*Task details*.
Take every line from the first down to the line with "const px = p => p / W;" and set it down exactly, without the pictures.

*Recorded information*.

-----

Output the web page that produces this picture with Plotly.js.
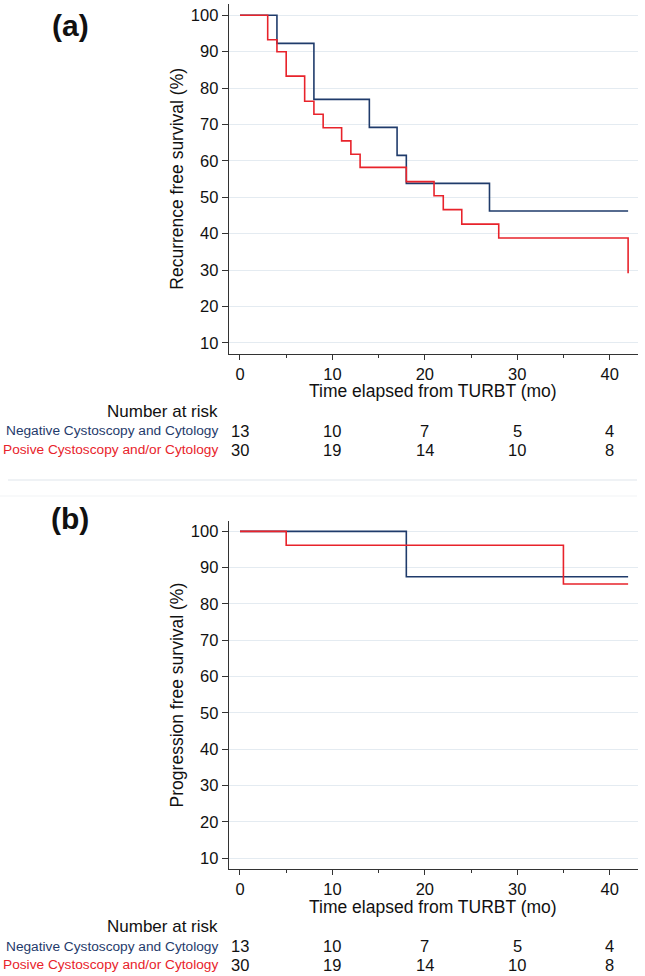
<!DOCTYPE html>
<html>
<head>
<meta charset="utf-8">
<script src="https://cdn.plot.ly/plotly-3.0.1.min.js"></script>
<style>html,body{margin:0;padding:0;background:#fff;}#chart{width:645px;height:976px;}</style>
</head>
<body>
<div id="chart"></div>
<script>
// Panel (a): recurrence free survival
const recNegTime = [0, 4, 8, 14, 17, 18, 27, 42];
const recNegSurv = [100, 92.3, 76.9, 69.2, 61.5, 53.8, 46.2, 46.2];
const recPosTime = [0, 3, 4, 5, 7, 8, 9, 11, 12, 13, 18, 21, 22, 24, 28, 42];
const recPosSurv = [100, 93.3, 90.0, 83.3, 76.4, 72.8, 69.1, 65.5, 61.8, 58.2, 54.3, 50.4, 46.6, 42.6, 38.8, 29.1];
// Panel (b): progression free survival
const progNegTime = [0, 18, 42];
const progNegSurv = [100, 87.5, 87.5];
const progPosTime = [0, 5, 35, 42];
const progPosSurv = [100, 96.2, 85.5, 85.5];
// Number at risk
const riskTimes = [0, 10, 20, 30, 40];
const riskNegA = [13, 10, 7, 5, 4];
const riskPosA = [30, 19, 14, 10, 8];
const riskNegB = [13, 10, 7, 5, 4];
const riskPosB = [30, 19, 14, 10, 8];
const groupNeg = "Negative Cystoscopy and Cytology";
const groupPos = "Posive Cystoscopy and/or Cytology";
const yTicks = [10, 20, 30, 40, 50, 60, 70, 80, 90, 100];

const BLUE = "#1f3b6b";
const RED = "#e8232b";
const FONT = "Liberation Sans, Arial, Helvetica, sans-serif";
const H = 976, W = 645;
const py = p => 1 - p / H;
const px = p => p / W;

const traces = [
  {x: recNegTime, y: recNegSurv, xaxis: "x", yaxis: "y", mode: "lines", line: {shape: "hv", color: BLUE, width: 1.6}, hoverinfo: "skip"},
  {x: recPosTime, y: recPosSurv, xaxis: "x", yaxis: "y", mode: "lines", line: {shape: "hv", color: RED, width: 1.6}, hoverinfo: "skip"},
  {x: progNegTime, y: progNegSurv, xaxis: "x2", yaxis: "y2", mode: "lines", line: {shape: "hv", color: BLUE, width: 1.6}, hoverinfo: "skip"},
  {x: progPosTime, y: progPosSurv, xaxis: "x2", yaxis: "y2", mode: "lines", line: {shape: "hv", color: RED, width: 1.6}, hoverinfo: "skip"}
];

const xDom = [px(228.7), px(638)];
const xCommon = {
  domain: xDom, range: [-1.22, 43.07], tick0: 0, dtick: 10, ticks: "outside", ticklen: 5, tickwidth: 1,
  tickcolor: "#333", showline: true, linecolor: "#333", linewidth: 1, showgrid: false, zeroline: false,
  tickfont: {family: FONT, size: 16.5, color: "#111"},
  minor: {tick0: 0, dtick: 5, ticks: "outside", ticklen: 3, tickcolor: "#333", showgrid: false}
};
const yCommon = {
  range: [7, 103], tickvals: yTicks, ticks: "outside", ticklen: 6, tickwidth: 1, tickcolor: "#333",
  showline: true, linecolor: "#333", linewidth: 1, showgrid: true, gridcolor: "#e4ebf1", gridwidth: 1,
  zeroline: false, tickfont: {family: FONT, size: 16.5, color: "#111"}
};

const layout = {
  width: W, height: H, margin: {l: 0, r: 0, t: 0, b: 0}, showlegend: false,
  paper_bgcolor: "#fff", plot_bgcolor: "#fff",
  xaxis: Object.assign({}, xCommon, {anchor: "y"}),
  yaxis: Object.assign({}, yCommon, {anchor: "x", domain: [py(353.7), py(4.4)]}),
  xaxis2: Object.assign({}, xCommon, {anchor: "y2"}),
  yaxis2: Object.assign({}, yCommon, {anchor: "x2", domain: [py(869), py(520.5)]}),
  shapes: [
    {type: "line", xref: "paper", yref: "paper", x0: px(8), x1: px(637), y0: py(480), y1: py(480), line: {color: "#dfe5eb", width: 1}},
    {type: "line", xref: "paper", yref: "paper", x0: px(0), x1: px(637), y0: py(496), y1: py(496), line: {color: "#f1f3f5", width: 1}}
  ],
  annotations: []
};

const ann = layout.annotations;
function txt(text, x, y, opts) {
  ann.push(Object.assign({text: text, x: x, y: y, xref: "paper", yref: "paper", showarrow: false,
    xanchor: "center", yanchor: "middle", font: {family: FONT, size: 16, color: "#111"}}, opts || {}));
}

function panel(label, labelY, yTitle, yTitleY, offset, riskNeg, riskPos, xref) {
  txt("<b>" + label + "</b>", px(70), py(labelY), {font: {family: FONT, size: 30, color: "#111"}});
  txt(yTitle, px(176.7), py(yTitleY), {textangle: -90, font: {family: FONT, size: 17.5, color: "#111"}});
  txt("Time elapsed from TURBT (mo)", (xDom[0] + xDom[1]) / 2, py(391.5 + offset), {font: {family: FONT, size: 17.5, color: "#111"}});
  txt("Number at risk", px(220), py(411.7 + offset), {xanchor: "right", font: {family: FONT, size: 17, color: "#111"}});
  txt(groupNeg, px(220), py(431 + offset), {xanchor: "right", font: {family: FONT, size: 13.7, color: BLUE}});
  txt(groupPos, px(220), py(449.7 + offset), {xanchor: "right", font: {family: FONT, size: 13.7, color: RED}});
  riskTimes.forEach((t, i) => {
    ann.push({text: String(riskNeg[i]), x: t, xref: xref, y: py(431 + offset), yref: "paper", showarrow: false,
      xanchor: "center", yanchor: "middle", font: {family: FONT, size: 16.5, color: "#111"}});
    ann.push({text: String(riskPos[i]), x: t, xref: xref, y: py(449.7 + offset), yref: "paper", showarrow: false,
      xanchor: "center", yanchor: "middle", font: {family: FONT, size: 16.5, color: "#111"}});
  });
}

panel("(a)", 25, "Recurrence free survival (%)", 179, 0, riskNegA, riskPosA, "x");
panel("(b)", 518.3, "Progression free survival (%)", 694.7, 515, riskNegB, riskPosB, "x2");

Plotly.newPlot("chart", traces, layout, {staticPlot: true, displayModeBar: false});
</script>
</body>
</html>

-----

*Exercise result*.
Output the web page that produces this picture with Plotly.js.
<!DOCTYPE html>
<html>
<head>
<meta charset="utf-8">
<script src="https://cdn.plot.ly/plotly-3.0.1.min.js"></script>
<style>html,body{margin:0;padding:0;background:#fff;}#chart{width:645px;height:976px;}</style>
</head>
<body>
<div id="chart"></div>
<script>
// Panel (a): recurrence free survival
const recNegTime = [0, 4, 8, 14, 17, 18, 27, 42];
const recNegSurv = [100, 92.3, 76.9, 69.2, 61.5, 53.8, 46.2, 46.2];
const recPosTime = [0, 3, 4, 5, 7, 8, 9, 11, 12, 13, 18, 21, 22, 24, 28, 42];
const recPosSurv = [100, 93.3, 90.0, 83.3, 76.4, 72.8, 69.1, 65.5, 61.8, 58.2, 54.3, 50.4, 46.6, 42.6, 38.8, 29.1];
// Panel (b): progression free survival
const progNegTime = [0, 18, 42];
const progNegSurv = [100, 87.5, 87.5];
const progPosTime = [0, 5, 35, 42];
const progPosSurv = [100, 96.2, 85.5, 85.5];
// Number at risk
const riskTimes = [0, 10, 20, 30, 40];
const riskNegA = [13, 10, 7, 5, 4];
const riskPosA = [30, 19, 14, 10, 8];
const riskNegB = [13, 10, 7, 5, 4];
const riskPosB = [30, 19, 14, 10, 8];
const groupNeg = "Negative Cystoscopy and Cytology";
const groupPos = "Posive Cystoscopy and/or Cytology";
const yTicks = [10, 20, 30, 40, 50, 60, 70, 80, 90, 100];

const BLUE = "#1f3b6b";
const RED = "#e8232b";
const FONT = "Liberation Sans, Arial, Helvetica, sans-serif";
const H = 976, W = 645;
const py = p => 1 - p / H;
const px = p => p / W;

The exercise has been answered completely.